Deep Learning (DL) has been shown to be particularly vulnerable to adversarial samples. To combat adversarial strategies, numerous defenses have been proposed in the literature. Among these, feature squeezing emerges as an effective defense by reducing unnecessary features without changing the DL model. However, feature squeezing is a static defense and does not resist adaptive attacks. Namely, feature squeezing is a deterministic process: as soon as an adversarial sample is found, this sample will always succeed against the classifier. In this work, we address this problem and introduce Mix'n'Squeeze, the first randomized feature squeezing defense that leverages key-based randomness and is secure against adaptive whitebox adversaries.

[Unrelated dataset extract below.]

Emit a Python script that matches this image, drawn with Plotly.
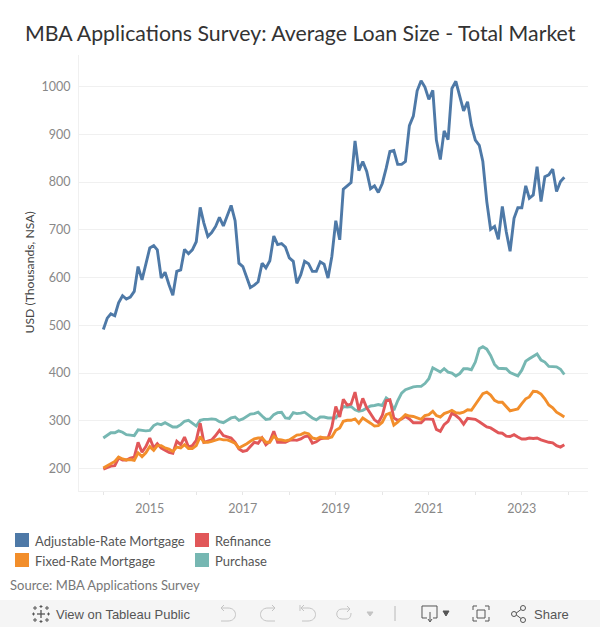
import plotly.graph_objects as go
import pandas as pd

dates = pd.date_range("2014-01-01", periods=120, freq="MS")

arm = [491,515,524,520,547,562,555,559,571,623,595,627,662,667,658,599,611,585,563,613,616,659,650,658,675,747,714,686,694,707,726,708,728,751,719,630,623,602,579,584,591,630,620,635,687,669,671,664,641,634,588,606,634,629,613,613,633,628,599,644,719,679,785,792,799,886,824,843,822,786,792,778,797,829,864,866,837,837,843,918,938,991,1012,999,973,992,888,847,907,889,996,1011,982,949,968,919,888,877,843,759,701,707,680,749,696,655,724,746,746,792,766,773,832,759,811,815,827,780,801,810]
refi = [199,203,205,206,222,218,218,222,224,255,234,246,264,243,252,243,239,234,232,257,250,266,245,248,259,295,255,257,260,269,280,269,267,264,255,241,236,238,246,255,253,264,250,257,278,255,255,255,259,260,259,262,267,268,253,256,262,264,264,287,330,308,345,333,335,360,322,347,327,315,302,296,311,342,344,306,301,304,309,304,296,296,296,304,303,303,282,278,292,299,316,311,304,293,305,304,303,298,292,287,285,280,275,274,268,267,271,266,262,262,264,263,264,260,257,255,254,248,245,250]
frm = [201,206,211,215,224,220,218,219,217,233,225,233,246,238,248,248,243,241,236,245,243,250,242,242,248,267,255,255,257,260,262,260,260,257,253,243,247,252,257,262,264,264,255,255,268,261,260,258,260,266,270,271,275,273,264,262,266,264,264,266,280,285,299,301,301,304,295,306,301,295,289,290,297,313,316,291,297,306,313,310,309,306,303,311,313,320,311,308,315,318,322,317,316,318,323,322,335,348,357,360,354,343,339,339,330,321,323,325,336,346,350,362,361,356,346,333,327,318,313,308]
purchase = [264,269,275,275,279,276,271,270,269,281,280,279,280,290,294,292,296,291,287,287,292,299,301,295,289,301,303,303,304,303,298,296,302,306,308,301,304,309,314,315,318,310,303,304,313,317,318,306,305,317,315,316,318,312,306,302,308,308,306,306,306,318,330,329,330,323,320,322,327,331,332,334,332,348,342,322,342,358,365,368,371,372,372,378,388,411,406,402,409,402,400,394,399,409,409,407,423,451,455,450,437,418,410,410,409,401,397,394,406,425,430,435,440,427,423,414,414,413,408,397]

series_names = ["Adjustable-Rate Mortgage", "Purchase", "Refinance", "Fixed-Rate Mortgage"]
series_values = [arm, purchase, refi, frm]
series_colors = ["#4e79a7", "#76b7b2", "#e15759", "#f28e2b"]
y_ticks = [200, 300, 400, 500, 600, 700, 800, 900, 1000]
x_ticks = ["2014-01-01","2015-01-01","2016-01-01","2017-01-01","2018-01-01","2019-01-01","2020-01-01","2021-01-01","2022-01-01","2023-01-01","2024-01-01"]
x_labels = ["","2015","","2017","","2019","","2021","","2023",""]
FONT = "Lato"

fig = go.Figure()
for n, v, c in zip(series_names, series_values, series_colors):
    fig.add_trace(go.Scatter(x=dates, y=v, name=n, mode="lines", showlegend=False,
                             line=dict(color=c, width=2.9, shape="linear"),
                             hovertemplate="%{x|%b %Y}: %{y}<extra>"+n+"</extra>"))

W, H = 600, 627
L, R, T, B = 79, 588, 55, 491
px = lambda x: (x - L) / (R - L)
py = lambda y: (B - y) / (B - T)
shapes, notes = [], []
def rect(x0, y0, x1, y1, fill, line=None, w=1):
    shapes.append(dict(type="rect", xref="paper", yref="paper", x0=px(x0), x1=px(x1), y0=py(y1), y1=py(y0),
                       fillcolor=fill, line=dict(width=w if line else 0, color=line or fill), layer="above"))
def text(x, y, s, size, color, anchor="left", angle=0, family=FONT):
    notes.append(dict(xref="paper", yref="paper", x=px(x), y=py(y), text=s, showarrow=False, xanchor=anchor, yanchor="middle",
                      textangle=angle, font=dict(family=family, size=size, color=color)))
def poly(points, color, w=1.0, fill=None, close=False):
    d = "M " + " L ".join(f"{px(x):.5f},{py(y):.5f}" for x, y in points) + (" Z" if close else "")
    shapes.append(dict(type="path", xref="paper", yref="paper", path=d, line=dict(color=color, width=w),
                       fillcolor=fill or "rgba(0,0,0,0)"))
def curve(x0, y0, cx0, cy0, cx1, cy1, x1, y1, color, w=1.0):
    d = f"M {px(x0):.5f},{py(y0):.5f} C {px(cx0):.5f},{py(cy0):.5f} {px(cx1):.5f},{py(cy1):.5f} {px(x1):.5f},{py(y1):.5f}"
    shapes.append(dict(type="path", xref="paper", yref="paper", path=d, line=dict(color=color, width=w)))
def circle(cx, cy, r, color, fill):
    shapes.append(dict(type="circle", xref="paper", yref="paper", x0=px(cx-r), x1=px(cx+r), y0=py(cy+r), y1=py(cy-r),
                       fillcolor=fill, line=dict(color=color, width=1)))

text(300, 33, "MBA Applications Survey: Average Loan Size - Total Market", 21.3, "#333333", "center")
text(29, 272.5, "USD (Thousands, NSA)", 12.2, "#444444", "center", -90)

legend = [(15, 540, 0), (195, 540, 2), (15, 560, 3), (195, 560, 1)]
for x, y, i in legend:
    rect(x, y - 7, x + 14, y + 7, series_colors[i])
    text(x + 17.5, y + 1, series_names[i], 13, "#555555")
text(7.5, 585, "Source: MBA Applications Survey", 13, "#777777")

# Toolbar
TB = "#f5f5f5"
rect(0, 600, 600, 627, TB)
ICON, DIM = "#555555", "#c4c4c4"
text(53.5, 614, "View on Tableau Public", 13, "#555555", family="Liberation Sans")
text(531.5, 614, "Share", 13, "#555555", family="Liberation Sans")
# Tableau glyph
for cx, cy, a, lw in [(41, 614, 4, 1.3), (35, 608, 2, 1), (47, 608, 2, 1), (35, 620, 2, 1), (47, 620, 2, 1),
                      (41, 606.5, 1.5, 1), (41, 621.5, 1.5, 1), (33.5, 614, 1.5, 1), (48.5, 614, 1.5, 1)]:
    poly([(cx - a, cy), (cx + a, cy)], ICON, lw)
    poly([(cx, cy - a), (cx, cy + a)], ICON, lw)
# Undo, redo, revert, refresh
poly([(224, 605), (221, 608), (224, 611)], DIM)
poly([(221, 608), (228, 608)], DIM)
curve(228, 608, 238, 608, 238, 621, 228, 621, DIM); poly([(228, 621), (221, 621)], DIM)
poly([(272, 605), (275, 608), (272, 611)], DIM)
poly([(275, 608), (268, 608)], DIM)
curve(268, 608, 258, 608, 258, 621, 268, 621, DIM); poly([(268, 621), (275, 621)], DIM)
poly([(300, 605), (300, 611)], DIM)
poly([(304, 605), (301, 608), (304, 611)], DIM)
poly([(301, 608), (308, 608)], DIM)
curve(308, 608, 318, 608, 318, 621, 308, 621, DIM); poly([(308, 621), (302, 621)], DIM)
poly([(342, 609), (349, 609)], DIM); poly([(347, 606), (350, 609), (347, 612)], DIM)
curve(342, 609, 335, 609, 335, 619, 342, 619, DIM)
poly([(342, 619), (346, 619)], DIM); curve(346, 619, 350, 619, 351, 616, 351, 613, DIM)
poly([(367, 612), (373, 612), (370, 616)], DIM, 1, DIM, True)
poly([(395, 606), (395, 621)], "#b8b8b8")
# Download
poly([(427, 618), (422, 618), (422, 606), (437, 606), (437, 618), (433, 618)], ICON)
poly([(430, 612), (430, 621)], ICON); poly([(428, 619), (430, 622), (432, 619)], ICON)
poly([(443, 611), (449, 611), (446, 616)], ICON, 1, ICON, True)
# Fullscreen
rect(477, 610, 485, 618, "rgba(0,0,0,0)", ICON)
for pts in [[(473, 610), (473, 606), (477, 606)], [(485, 606), (489, 606), (489, 610)],
            [(473, 617), (473, 621), (477, 621)], [(485, 621), (489, 621), (489, 617)]]:
    poly(pts, ICON)
# Share icon
poly([(515, 614), (523, 608)], ICON); poly([(515, 614), (523, 620)], ICON)
for cx, cy in [(514, 614), (523, 608), (523, 620)]:
    circle(cx, cy, 2.5, ICON, TB)

fig.update_layout(
    width=W, height=H, margin=dict(l=L, r=W - R, t=T, b=H - B, pad=0, autoexpand=False),
    plot_bgcolor="white", paper_bgcolor="white", showlegend=False,
    font=dict(family=FONT, color="#888888", size=12.5), shapes=shapes, annotations=notes,
    xaxis=dict(type="date", range=["2013-06-24", "2024-06-04"], tickmode="array", tickvals=x_ticks, ticktext=x_labels,
               showgrid=False, zeroline=False, showline=True, linecolor="#f0f0f0", linewidth=1,
               ticks="outside", ticklen=3, tickcolor="#e6e6e6", ticklabelstandoff=3, tickfont=dict(size=12.5, color="#888888")),
    yaxis=dict(range=[153, 1066], tickmode="array", tickvals=y_ticks, gridcolor="#f0f0f0", gridwidth=1,
               zeroline=False, showline=True, linecolor="#f0f0f0", linewidth=1, ticks="outside", ticklen=5, tickcolor="rgba(0,0,0,0)",
               tickfont=dict(size=12.5, color="#888888")),
)
fig.write_html("out.html", post_script="document.body.style.margin='0';", config=dict(displayModeBar=False))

Our defense consists of pre-processing the classifier inputs by embedding carefully selected randomness within each feature, before applying feature squeezing, so that an adaptive whitebox attacker can no longer predict the effect of their own perturbations on the resulting sample. We thoroughly implement and evaluate Mix'n'Squeeze in the context of image classification in light of the various reported strategies to generate adversarial samples. We also analyze the resilience of Mix'n'Squeeze with respect to state of the art adaptive strategies and we show that---in contrast to common belief---Mix'n'Squeeze does not hamper the classifier's accuracy while significantly decreasing the success probability of an adaptive whitebox adversary.